Democrats at the time called this the "nuclear option" – a legislative trick to get around the need for a 60-vote majority in the Senate.

Senator Reid, then the minority whip, called the tactic “very un-American.”

“The political damage would be done to Republicans for many years to come,” he said in a floor speech on April 21, 2005. “This is something we should work out. This is something that should not cause the disruption and dysfunction of our family, the Senate family.”

A deal was eventually worked out.

Is the Senate at a breaking point?

Today, it's uncertain what comes next. Senate Republicans, speaking after Thursday’s vote, say that the right of the minority to bring up amendments is as important as the right to filibuster or debate without limit.

Reid "wants to run the Senate like he’s king,” Sen. Mike Johanns (R) of Nebraska, author of the farm-dust amendment, told reporters off the floor.

“The price of being the majority is you have to take bad votes, because in the United States Senate the minority is entitled to be heard – not entitled to win, but entitled to be heard,” said Senator McConnell.

Before now, Reid has repeatedly blocked amendments before cloture. Thursday's decision to block amendments after cloture, too, means “the minority’s out of business,” he added. “And it’s particularly bad on a big bill that has the support of over 60 members, as this one did.”

McConnell got some support from Democrats. “I agree with the minority leader … the deal around this place is the majority sets the agenda and the minority gets to offer amendments,” said Sen. Charles Schumer (D) of New York, who is charged with policy and messaging for the Democratic caucus.

“If we’re going to bring this place back to a way where we can legislate, we are going to have to have both sides back off, and we’re going to have to figure out how to do that,” he added. “We need a little bit of a cooling off period.”

GOP aides say that strong feelings over the “nuclear option” won’t change the final vote on the China currency bill, which now needs only a majority vote to pass. But the president’s jobs bill, also scheduled for a vote requiring a 60-vote “supermajority” will fall short, with all Republicans and likely a few Democrats voting in opposition.

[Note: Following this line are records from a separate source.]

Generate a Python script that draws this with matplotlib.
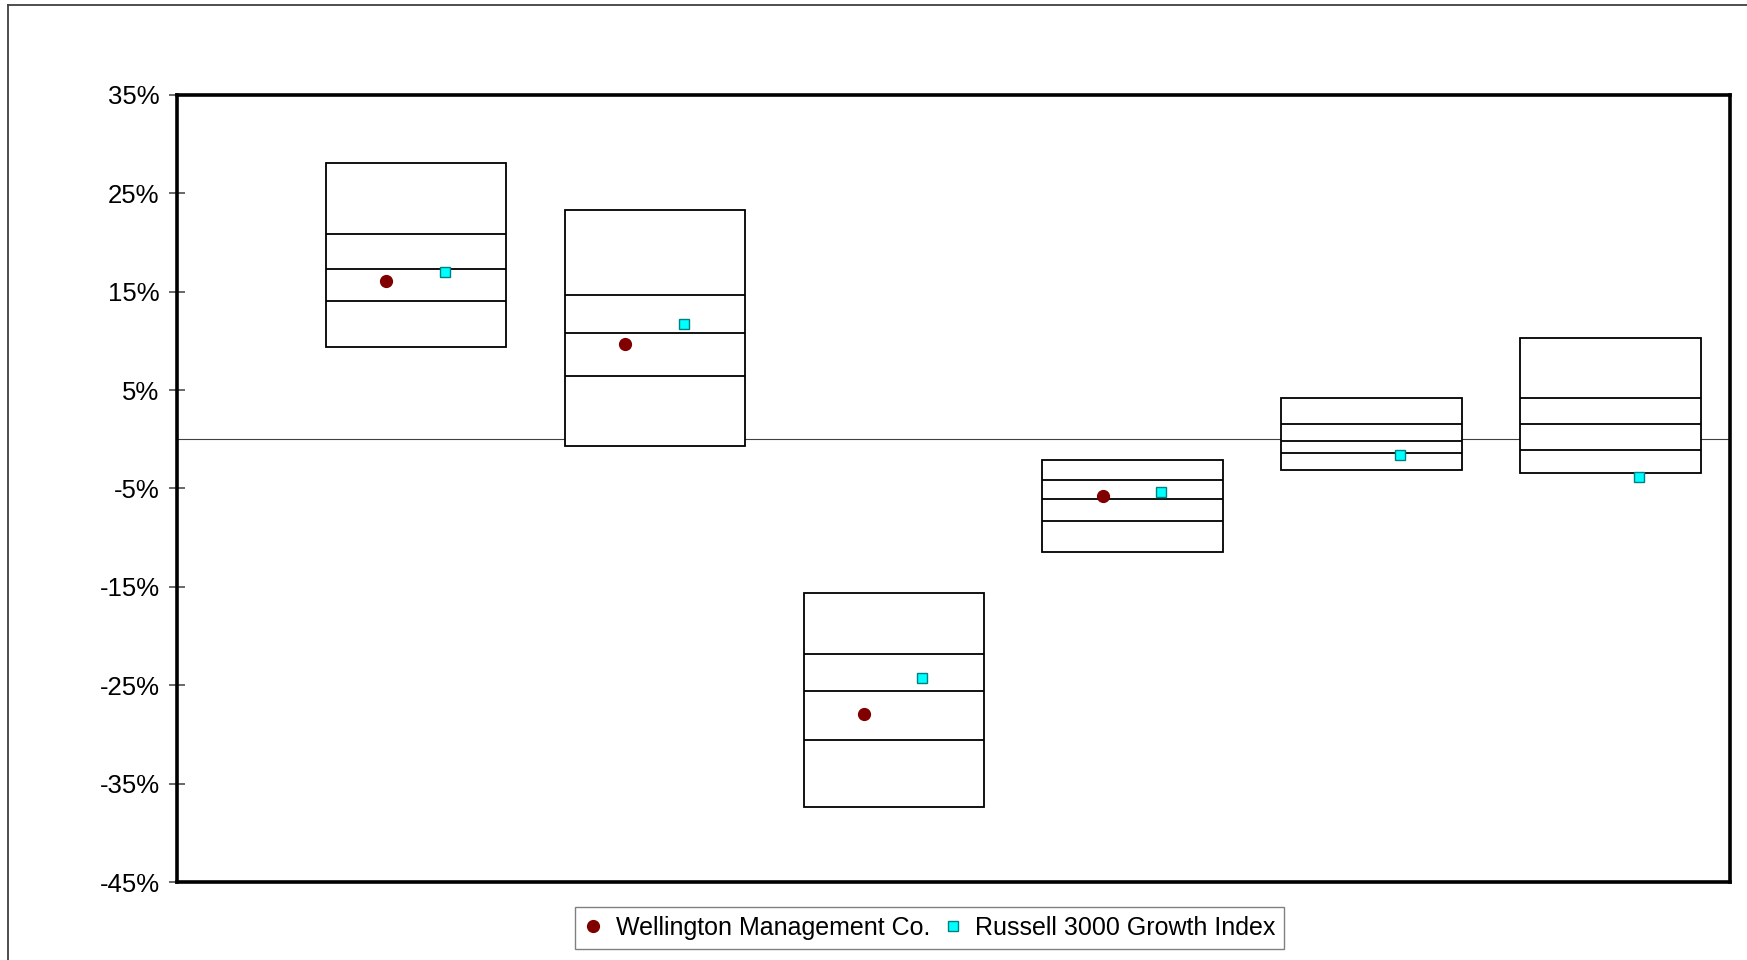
import numpy as np
import matplotlib.pyplot as plt
from matplotlib.lines import Line2D
from matplotlib.ticker import FuncFormatter

# box percentiles (%), one entry per period
p95 = [28.1, 23.3, -15.6, -2.1, 4.2, 10.3]
p75 = [20.9, 14.7, -21.8, -4.1, 1.6, 4.2]
p50 = [17.3, 10.8, -25.6, -6.1, -0.2, 1.6]
p25 = [14.1, 6.4, -30.6, -8.3, -1.4, -1.1]
p05 = [9.4, -0.7, -37.4, -11.5, -3.1, -3.4]

wellington = [16.1, 9.7, -27.9, -5.8, np.nan, np.nan]
russell = [17.0, 11.7, -24.3, -5.4, -1.6, -3.8]

yticks = [35, 25, 15, 5, -5, -15, -25, -35, -45]

plt.rcParams['font.family'] = ['Liberation Sans', 'DejaVu Sans']

fig = plt.figure(figsize=(17.47, 9.6), dpi=100)
ax = fig.add_axes([177 / 1747, 1 - 882 / 960, (1730 - 177) / 1747, (882 - 95) / 960])

x = np.arange(1, len(p95) + 1)
w = 0.755

# boxes
ax.bar(x, np.array(p95) - np.array(p05), bottom=p05, width=w,
       facecolor='white', edgecolor='black', linewidth=1.3, zorder=2)
for arr in (p75, p50, p25):
    ax.hlines(arr, x - w / 2, x + w / 2, colors='black', linewidth=1.3, zorder=3)

ax.axhline(0, color='#404040', linewidth=0.8, zorder=1)

ax.plot(x - 0.125, wellington, linestyle='none', marker='o', markersize=8.5,
        color='#800000', markeredgecolor='#800000', zorder=4,
        label='Wellington Management Co.')
ax.plot(x + 0.12, russell, linestyle='none', marker='s', markersize=7.5,
        markerfacecolor='#00FFFF', markeredgecolor='#008080', markeredgewidth=1.0,
        zorder=4, label='Russell 3000 Growth Index')

ax.set_xlim(0, 6.5)
ax.set_ylim(-45, 35)
ax.set_xticks([])
ax.set_yticks(yticks)
ax.yaxis.set_major_formatter(FuncFormatter(lambda v, p: '%d%%' % v))
ax.tick_params(axis='y', direction='inout', length=11, width=1.1,
               color='#404040', labelsize=18.5, pad=7)
for s in ax.spines.values():
    s.set_linewidth(2.6)
    s.set_color('black')

leg = fig.legend(loc='center', bbox_to_anchor=(929.5 / 1747, 1 - 928 / 960), ncol=2,
                 fontsize=18, frameon=True, fancybox=False, handlelength=0.8,
                 handletextpad=0.5, columnspacing=0.5, borderpad=0.35)
leg.get_frame().set_edgecolor('#606060')
leg.get_frame().set_linewidth(1.0)

# outer chart frame (cut off at right and bottom)
fig.add_artist(Line2D([8 / 1747, 1], [1 - 5 / 960, 1 - 5 / 960],
                      transform=fig.transFigure, color='#404040', linewidth=1.3))
fig.add_artist(Line2D([8 / 1747, 8 / 1747], [0, 1 - 5 / 960],
                      transform=fig.transFigure, color='#404040', linewidth=1.3))

fig.savefig('out.png', dpi=100)
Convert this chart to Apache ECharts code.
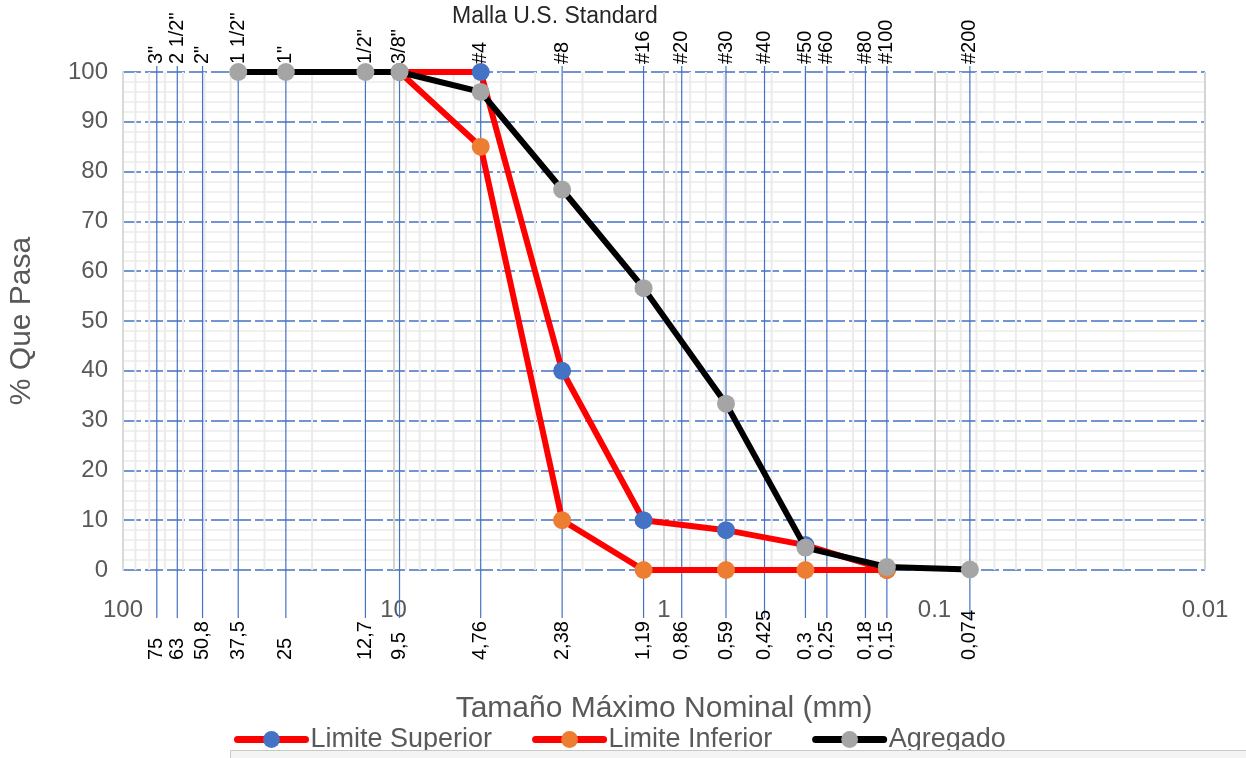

“They just changed this history of the Senate,” said Sen. Tom Coburn (R) of Oklahoma, who predicts that Republicans will be reluctant to agree to take up any bill in the future, without a prospect of proposing amendments.

Most senators exiting the chamber some two hours after the vote, described the process as confusing, sobering, but perhaps, eventually, helpful.

“We listened to each other,” said Sen. Dianne Feinstein (D) of California. “You could hear a pin drop. For the first time, there’s a glimmer of understanding and a possible way to a solution. It was a very significant evening.”